AfD als "Täter" gebrandmarkt
In der auf dem Marktplatz versammelten Menge machten viele Anwesende mit Plakaten und selbst geschriebenen Schildern deutlich, was sie von den "Wölfen im Schafspelz" (Zitat Pastor Achim Wolff) halten: "EkelhAFD" oder "Menschenrechte statt rechte Menschen" stand dort zu lesen - Statements für eine pluralistische Gesellschaft, die angesichts der großen Zahl der sich dahinter vereinenden Menschen auch dem CDU-Stadtverbandsvorsitzenden Christoph Frauenpreiß Mut machten. "Alle, die unsere Demokratie gefährden, dürfen in Deutschland keine Machtoption haben", sagte der Ortsbürgermeister von Altenbruch, der die AfD, die nach seinen Worten viel zu weit rechts steht, entgegen dem Opfermythos als Täter brandmarkte. Frauenpreiß verwies in diesem Zusammenhang auf die Bedeutung der Europawahlen in diesem Jahr: "Jede Stimme für eine demokratische Partei ist wichtig und stärkt die europäische Gemeinschaft."
Keine Migranten "1. und 2. Klasse"
"Pari"-Geschätsführerin Helle Vanini zählte vor den Kundgebungsteilnehmern die Gründe auf, die sie einst dazu bewogen hatten, ihr Leben südlich der (dänischen) Grenze zu führen. "Es gibt keine Migranten 1. Und 2. Klasse", merkte sie in diesem Zusammenhang an und sprach von "Herz und Haltung": Beides mache "ihr" Cuxhaven aus; dafür habe sie sich einbürgern lassen. Vanini berichtete auch aus ihrem Arbeitsalltag beim "Paritätischen", von Migranten die entsetzt auf das Erstarken reaktionärer Parolen reagieren. Aber auch von Eltern behinderter Kinder, "die überlegen, wo in Europa sie wohl noch hinkönnen". Für diese Menschen, so Vanini, müsse Cuxhaven eine Schutzkette bilden - wenn nicht in physischer, dann doch zumindest in symbolischer Form.

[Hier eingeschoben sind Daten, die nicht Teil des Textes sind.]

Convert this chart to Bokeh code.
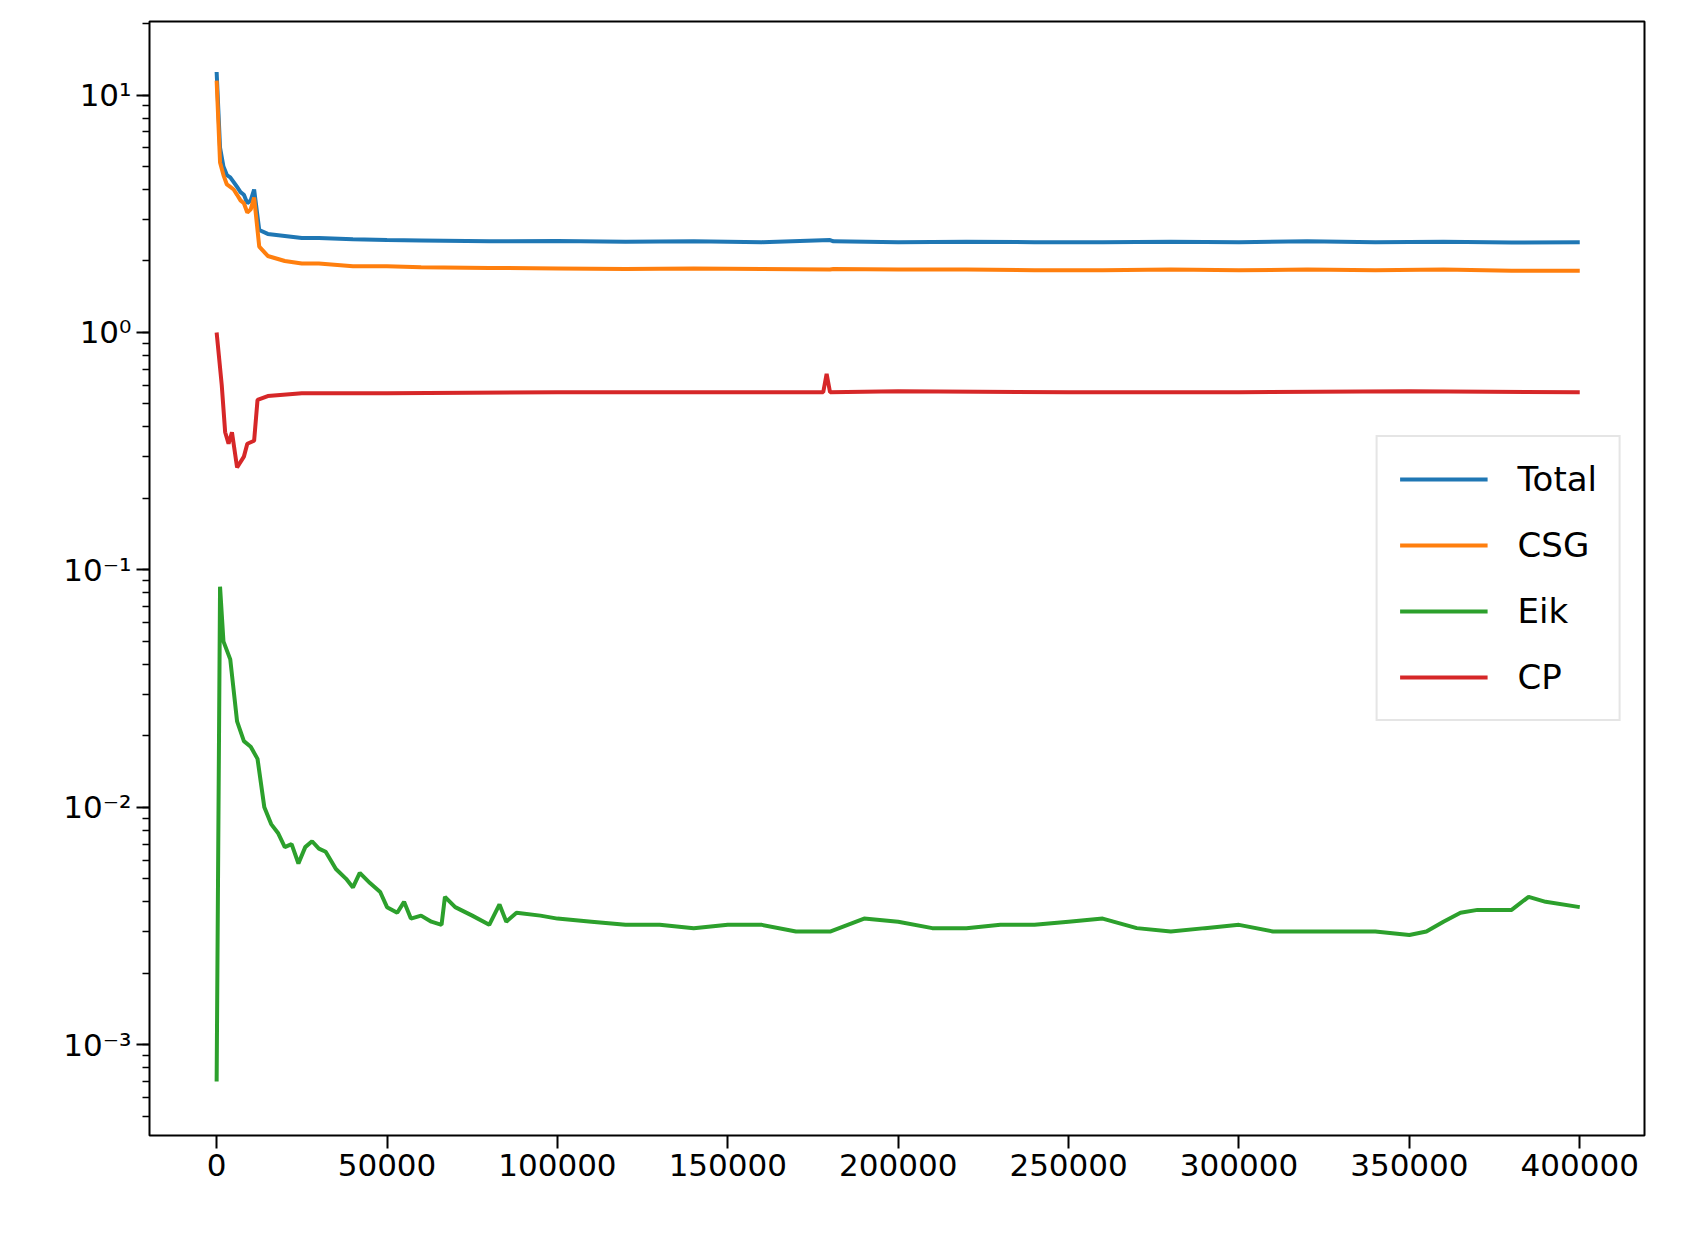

Santjer: "Ihr macht das heute nicht nur für euch!"
Ein ähnliches Bild aufgreifend hatte Cuxhavens Oberbürgermeister Uwe Santjer bereits zu Kundgebungsbeginn, dazu aufgerufen, sich symbolisch an den Händen zu fassen. "Ihr macht das hier heute nicht nur für euch", rief er den Menschen auf dem Platz zu, bevor er unter Verweis auf die sozialdemokratische Leitfigur Willy Brandt dafür plädierte "noch mehr Demokratie zu wagen". Das ominöse Geheimtreffen von Potsdam nannte Santjer einen Angriff auf die Verfassung: "Das ist rassistisch, das ist faschistisch". Der Oberbürgermeister sprach auch davon, dass es, um den gesellschaftlichen Zusammenhalt ("den Frieden an unseren Küchentischen") zu sichern, einer neuen gesellschaftlichen Verabredung, bedürfe.
Nach den Worten des SPD-Ratsfraktionsvorsitzenden Gunnar Wegener dürfen es sich alle, die es ernst meinen mit der Demokratie, nicht zu lange in den eigenen vier Wänden bequem machen. Man müsse weiterhin Flagge zeigen, bekräftigte Wegener, nachdem das für den musikalischen Teil der Kundgebung zuständige Duo "Ebbe und Flut" gemeinsam mit der Menge den Reinhard Mey-Song "Über den Wolken" intoniert hatte.